++++ Provided information ++++

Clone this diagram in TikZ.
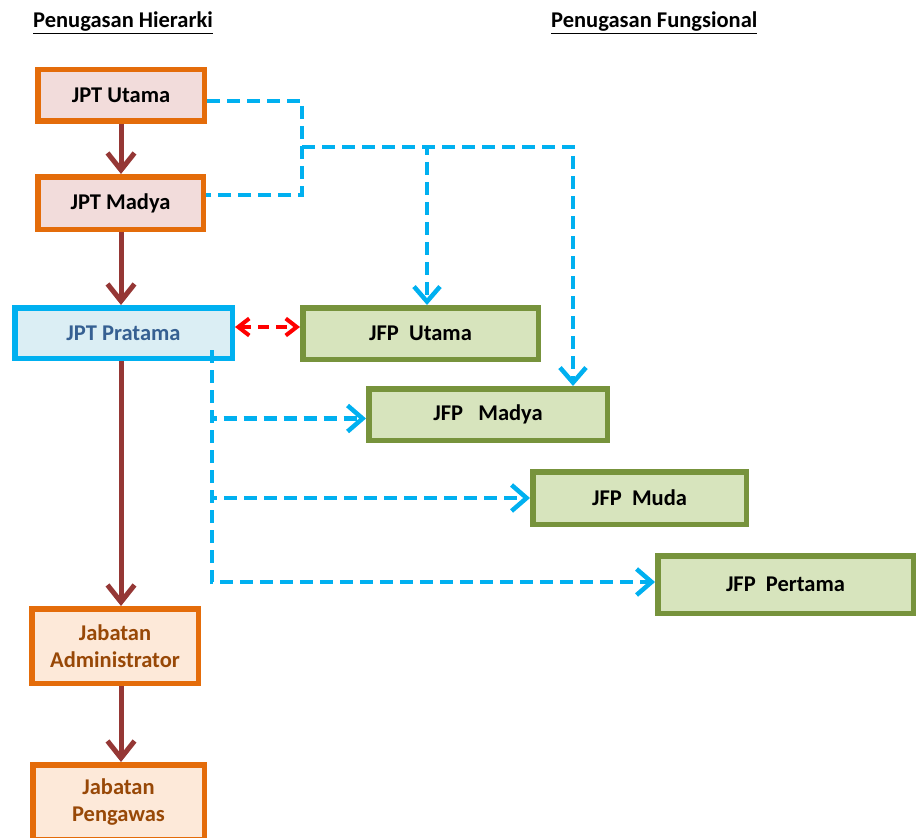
\documentclass[tikz,border=0pt]{standalone}
\usepackage{fontspec}
\setmainfont{Carlito}
\usetikzlibrary{arrows.meta}
\definecolor{orgB}{HTML}{E46C0A}
\definecolor{pinkF}{HTML}{F2DCDB}
\definecolor{peachF}{HTML}{FDE9D9}
\definecolor{brownT}{HTML}{984807}
\definecolor{brownA}{HTML}{953735}
\definecolor{blueB}{HTML}{00B0F0}
\definecolor{blueF}{HTML}{DBEEF4}
\definecolor{blueT}{HTML}{366092}
\definecolor{greenB}{HTML}{77933C}
\definecolor{greenF}{HTML}{D7E4BD}
\definecolor{redA}{HTML}{FF0000}
\begin{document}
\begin{tikzpicture}[x=1pt,y=-1pt,
  every node/.style={font=\fontsize{22.5}{27}\selectfont\bfseries, inner sep=0pt},
  jptbox/.style={draw=orgB, fill=pinkF, line width=5.5pt, text=black},
  jabbox/.style={draw=orgB, fill=peachF, line width=5.5pt, text=brownT, align=center},
  pratbox/.style={draw=blueB, fill=blueF, line width=5.5pt, text=blueT},
  jfpbox/.style={draw=greenB, fill=greenF, line width=5.5pt, text=black},
  brownarr/.style={draw=brownA, line width=5pt, -{Straight Barb[length=17pt,width=27pt]}},
  bluedash/.style={draw=blueB, line width=4.5pt, dash pattern=on 13pt off 7pt},
  bluearr/.style={bluedash, -{Straight Barb[length=15pt,width=26pt]}},
  redarr/.style={draw=redA, line width=4pt, dash pattern=on 11pt off 7pt, {Straight Barb[length=11pt,width=17pt]}-{Straight Barb[length=11pt,width=17pt]}},
  hdr/.style={anchor=base west}]
\useasboundingbox (0,0) rectangle (917,837);

% headers
\node[hdr] (h1) at (33,28) {\underline{Penugasan Hierarki}};
\node[hdr] (h2) at (551,28) {\underline{Penugasan Fungsional}};

% hierarchy boxes
\node[jptbox, minimum width=166.5pt, minimum height=51.5pt] (ju) at (121,95.5) {JPT Utama};
\node[jptbox, minimum width=165.5pt, minimum height=52.5pt] (jm) at (120.5,203) {JPT Madya};
\node[pratbox, minimum width=217.5pt, minimum height=50.5pt] (pr) at (123.5,333) {JPT Pratama};
\node[jabbox, minimum width=166.5pt, minimum height=74.5pt] (ad) at (115,646) {Jabatan\\Administrator};
\node[jabbox, minimum width=171.5pt, minimum height=74.5pt] (pg) at (118.5,802) {Jabatan\\Pengawas};

% functional boxes
\node[jfpbox, minimum width=235.5pt, minimum height=51.5pt] (fu) at (420.5,333.5) {JFP\ \ Utama};
\node[jfpbox, minimum width=238.5pt, minimum height=51.5pt] (fm) at (488,414.5) {JFP\ \ \ Madya};
\node[jfpbox, minimum width=213.5pt, minimum height=52.5pt] (fd) at (639.5,498) {JFP\ \ Muda};
\node[jfpbox, minimum width=255.5pt, minimum height=57.5pt] (fp) at (785.5,584.5) {JFP\ \ Pertama};

% brown hierarchy arrows
\coordinate (col) at (121,0);
\draw[brownarr] (ju.south -| col) -- (jm.north -| col);
\draw[brownarr] (jm.south -| col) -- (pr.north -| col);
\draw[brownarr] (pr.south -| col) -- (ad.north -| col);
\draw[brownarr] (ad.south -| col) -- (pg.north -| col);

% blue dashed from JPT Utama / Madya
\coordinate (j1) at (302,147);
\coordinate (b1) at (427,147);
\coordinate (b2) at (573,147);
\draw[bluedash] ([yshift=-5.5pt]ju.east) -| (j1) |- ([yshift=8pt]jm.east);
\draw[bluearr] (j1) -| (fm.north -| b2);
\draw[bluearr] (j1) -| (fu.north -| b1);

% blue dashed from JPT Pratama
\coordinate (p0) at (212,350);
\draw[bluearr] (p0) |- ([yshift=-4pt]fm.west);
\draw[bluearr] (p0) |- (fd.west);
\draw[bluearr] (p0) |- ([yshift=2.5pt]fp.west);

% red double arrow
\draw[redarr] ([yshift=6pt]pr.east) -- ([yshift=6.5pt]fu.west);
\end{tikzpicture}
\end{document}
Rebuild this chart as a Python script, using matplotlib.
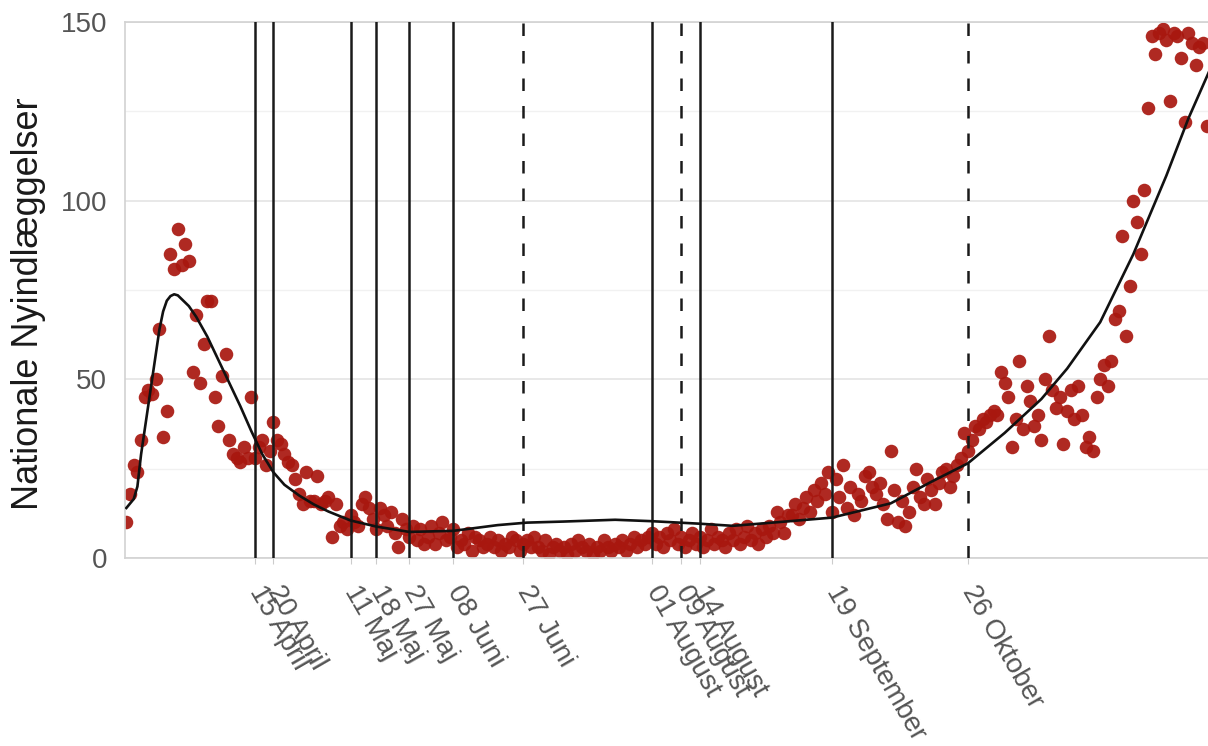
import matplotlib
matplotlib.use('Agg')
import matplotlib.pyplot as plt
import pandas as pd
import numpy as np

plt.rcParams['font.family'] = ['Liberation Sans', 'DejaVu Sans']

# daily national admissions (first day 11 March 2020)
start_day = '2020-03-11'
mar = [10, 18, 26, 24, 33, 45, 47, 46, 50, 64, 34, 41, 85, 81, 92, 82, 88, 83, 52, 68, 49]
apr = [60, 72, 72, 45, 37, 51, 57, 33, 29, 28, 27, 31, 28, 45, 28, 31, 33, 26, 30, 38,
       33, 32, 29, 27, 26, 22, 18, 15, 24, 16]
may = [16, 23, 15, 16, 17, 6, 15, 9, 10, 8, 12, 10, 9, 15, 17, 14, 11, 8, 14, 12,
       9, 13, 7, 3, 11, 8, 6, 9, 5, 8, 4]
jun = [6, 9, 4, 7, 10, 5, 6, 8, 3, 5, 4, 7, 2, 6, 5, 3, 4, 6, 3, 5,
       2, 4, 3, 6, 5, 2, 4, 5, 3, 6]
jul = [3, 2, 5, 1, 3, 4, 2, 3, 1, 4, 2, 5, 3, 2, 4, 1, 3, 2, 5, 3,
       2, 4, 3, 5, 2, 4, 6, 3, 5, 4, 6]
aug = [7, 4, 6, 3, 7, 5, 8, 4, 6, 3, 5, 7, 4, 6, 3, 5, 8, 4, 6, 5,
       3, 7, 5, 8, 4, 6, 9, 5, 7, 4, 8]
sep = [6, 9, 7, 13, 10, 7, 12, 12, 15, 11, 14, 17, 13, 19, 16, 21, 18, 24, 13, 22,
       17, 26, 14, 20, 12, 18, 16, 23, 24, 20]
okt = [18, 21, 15, 11, 30, 19, 10, 16, 9, 13, 20, 25, 17, 15, 22, 19, 15, 21, 24, 25,
       20, 23, 26, 28, 35, 30, 33, 37, 36, 39, 38]
nov = [40, 41, 40, 52, 49, 45, 31, 39, 55, 36, 48, 44, 37, 40, 33, 50, 62, 47, 42, 45,
       32, 41, 47, 39, 48, 40, 31, 34, 30, 45]
dec = [50, 54, 48, 55, 67, 69, 90, 62, 76, 100, 94, 85, 103, 126, 146, 141, 147, 148, 145, 128,
       147, 146, 140, 122, 147, 144, 138, 143, 144, 121]

admissions = mar + apr + may + jun + jul + aug + sep + okt + nov + dec
days = pd.date_range(start_day, periods=len(admissions), freq='D')

# fitted trend line
trend_dates = ['2020-03-11', '2020-03-13', '2020-03-14', '2020-03-15', '2020-03-16', '2020-03-17',
               '2020-03-18', '2020-03-19', '2020-03-20', '2020-03-21', '2020-03-22', '2020-03-23',
               '2020-03-24', '2020-03-25', '2020-03-26', '2020-03-28', '2020-03-30', '2020-04-02',
               '2020-04-05', '2020-04-08', '2020-04-11', '2020-04-14', '2020-04-17', '2020-04-20',
               '2020-04-23', '2020-04-27', '2020-05-01', '2020-05-05', '2020-05-11', '2020-05-18',
               '2020-05-27', '2020-06-08', '2020-06-20', '2020-06-28', '2020-07-08', '2020-07-22',
               '2020-08-01', '2020-08-14', '2020-08-23', '2020-09-04', '2020-09-19', '2020-10-05',
               '2020-10-16', '2020-10-26', '2020-11-05', '2020-11-15', '2020-11-22', '2020-12-01',
               '2020-12-10', '2020-12-19', '2020-12-25', '2020-12-31']
trend_values = [14, 16.5, 20, 29, 36, 43,
                50, 57, 64, 69, 72, 73.3,
                73.8, 73.5, 72.5, 70.5, 67.5, 62,
                55.5, 49, 42.5, 35.5, 29, 24,
                20.5, 17.5, 15, 13, 10.5, 8.8,
                7.3, 7.6, 9.2, 9.9, 10.2, 10.7,
                10.3, 9.6, 9.0, 10.0, 11.3, 15.3,
                21.3, 26.5, 35, 44.5, 53, 66,
                85, 107, 123, 137]

# events marked with vertical lines
event_dates = ['2020-04-15', '2020-04-20', '2020-05-11', '2020-05-18', '2020-05-27', '2020-06-08',
               '2020-06-27', '2020-08-01', '2020-08-09', '2020-08-14', '2020-09-19', '2020-10-26']
event_labels = ['15 April', '20 April', '11 Maj', '18 Maj', '27 Maj', '08 Juni',
                '27 Juni', '01 August', '09 August', '14 August', '19 September', '26 Oktober']
dashed_events = ['2020-06-27', '2020-08-09', '2020-10-26']

fig = plt.figure(figsize=(12.08, 7.46), dpi=100)
ax = fig.add_axes([125 / 1208, 1 - 558 / 746, 1 - 125 / 1208, 536 / 746])

ax.scatter(days, admissions, s=95, color='#a8170f', alpha=0.92, linewidths=0, zorder=2)

for d in event_dates:
    ls = (0, (5, 6)) if d in dashed_events else '-'
    ax.axvline(pd.Timestamp(d), color='#1a1a1a', lw=1.8, ls=ls, zorder=3)

ax.plot(pd.to_datetime(trend_dates), trend_values, color='#111111', lw=1.9, zorder=4)

ax.set_xlim(pd.Timestamp('2020-03-10 15:00'), pd.Timestamp('2020-12-30 08:00'))
ax.set_ylim(0, 150)

ax.set_yticks([0, 50, 100, 150])
ax.set_yticks([25, 75, 125], minor=True)
ax.grid(which='major', axis='y', color='#e4e4e4', lw=1.2)
ax.grid(which='minor', axis='y', color='#f1f1f1', lw=1.0)
ax.set_axisbelow(True)

ax.set_xticks(pd.to_datetime(event_dates))
ax.set_xticklabels(event_labels, rotation=-60, ha='left', va='center',
                   rotation_mode='anchor', color='#555555', fontsize=20)
ax.tick_params(axis='x', length=4, color='#cccccc', pad=17)
ax.tick_params(axis='y', which='both', length=0, labelsize=20, labelcolor='#555555', pad=13)

for side in ['left', 'bottom', 'top']:
    ax.spines[side].set_color('#d2d2d2')
    ax.spines[side].set_linewidth(1.2)
ax.spines['right'].set_visible(False)

ax.set_ylabel('Nationale Nyindlæggelser', fontsize=26, color='#1a1a1a')
ax.yaxis.set_label_coords(-0.073, 0.475)

fig.savefig('out.png', dpi=100)
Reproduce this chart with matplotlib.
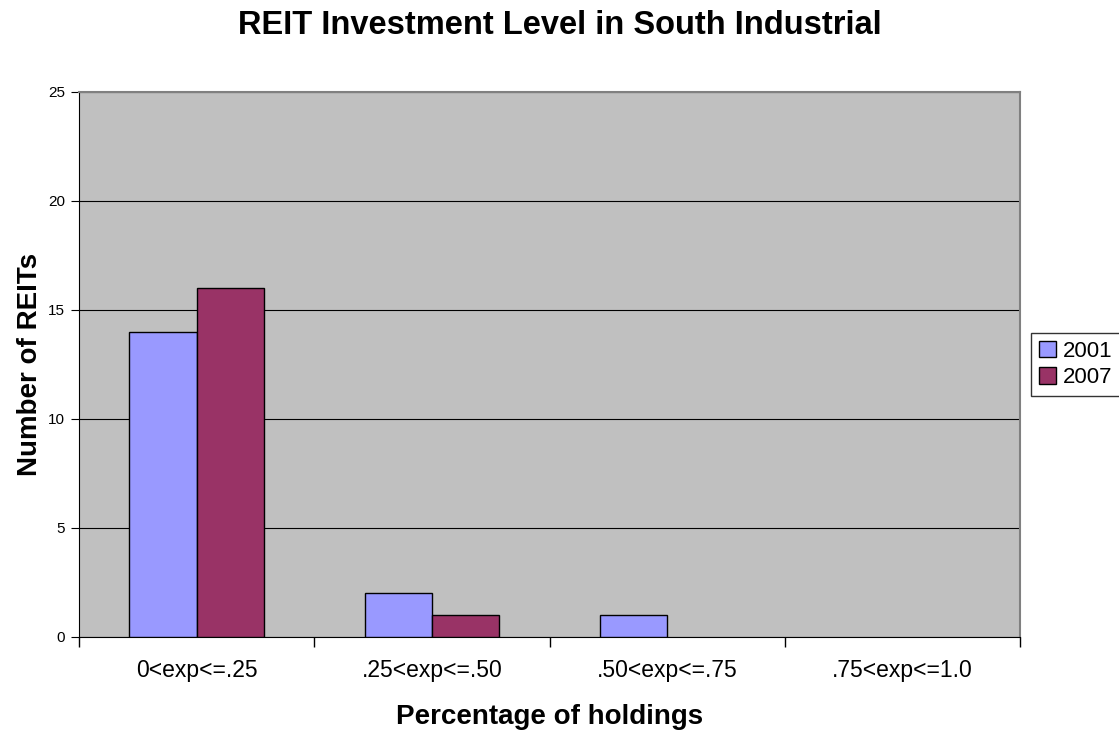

++++

** Your instructions **
Transcribe exactly, with no pictures, the lines running from the first line of the material through the line holding "minimum width=171.5pt, minimum".

** Finished exercise **
Clone this diagram in TikZ.
\documentclass[tikz,border=0pt]{standalone}
\usepackage{fontspec}
\setmainfont{Carlito}
\usetikzlibrary{arrows.meta}
\definecolor{orgB}{HTML}{E46C0A}
\definecolor{pinkF}{HTML}{F2DCDB}
\definecolor{peachF}{HTML}{FDE9D9}
\definecolor{brownT}{HTML}{984807}
\definecolor{brownA}{HTML}{953735}
\definecolor{blueB}{HTML}{00B0F0}
\definecolor{blueF}{HTML}{DBEEF4}
\definecolor{blueT}{HTML}{366092}
\definecolor{greenB}{HTML}{77933C}
\definecolor{greenF}{HTML}{D7E4BD}
\definecolor{redA}{HTML}{FF0000}
\begin{document}
\begin{tikzpicture}[x=1pt,y=-1pt,
  every node/.style={font=\fontsize{22.5}{27}\selectfont\bfseries, inner sep=0pt},
  jptbox/.style={draw=orgB, fill=pinkF, line width=5.5pt, text=black},
  jabbox/.style={draw=orgB, fill=peachF, line width=5.5pt, text=brownT, align=center},
  pratbox/.style={draw=blueB, fill=blueF, line width=5.5pt, text=blueT},
  jfpbox/.style={draw=greenB, fill=greenF, line width=5.5pt, text=black},
  brownarr/.style={draw=brownA, line width=5pt, -{Straight Barb[length=17pt,width=27pt]}},
  bluedash/.style={draw=blueB, line width=4.5pt, dash pattern=on 13pt off 7pt},
  bluearr/.style={bluedash, -{Straight Barb[length=15pt,width=26pt]}},
  redarr/.style={draw=redA, line width=4pt, dash pattern=on 11pt off 7pt, {Straight Barb[length=11pt,width=17pt]}-{Straight Barb[length=11pt,width=17pt]}},
  hdr/.style={anchor=base west}]
\useasboundingbox (0,0) rectangle (917,837);

% headers
\node[hdr] (h1) at (33,28) {\underline{Penugasan Hierarki}};
\node[hdr] (h2) at (551,28) {\underline{Penugasan Fungsional}};

% hierarchy boxes
\node[jptbox, minimum width=166.5pt, minimum height=51.5pt] (ju) at (121,95.5) {JPT Utama};
\node[jptbox, minimum width=165.5pt, minimum height=52.5pt] (jm) at (120.5,203) {JPT Madya};
\node[pratbox, minimum width=217.5pt, minimum height=50.5pt] (pr) at (123.5,333) {JPT Pratama};
\node[jabbox, minimum width=166.5pt, minimum height=74.5pt] (ad) at (115,646) {Jabatan\\Administrator};
\node[jabbox, minimum width=171.5pt, minimum height=74.5pt] (pg) at (118.5,802) {Jabatan\\Pengawas};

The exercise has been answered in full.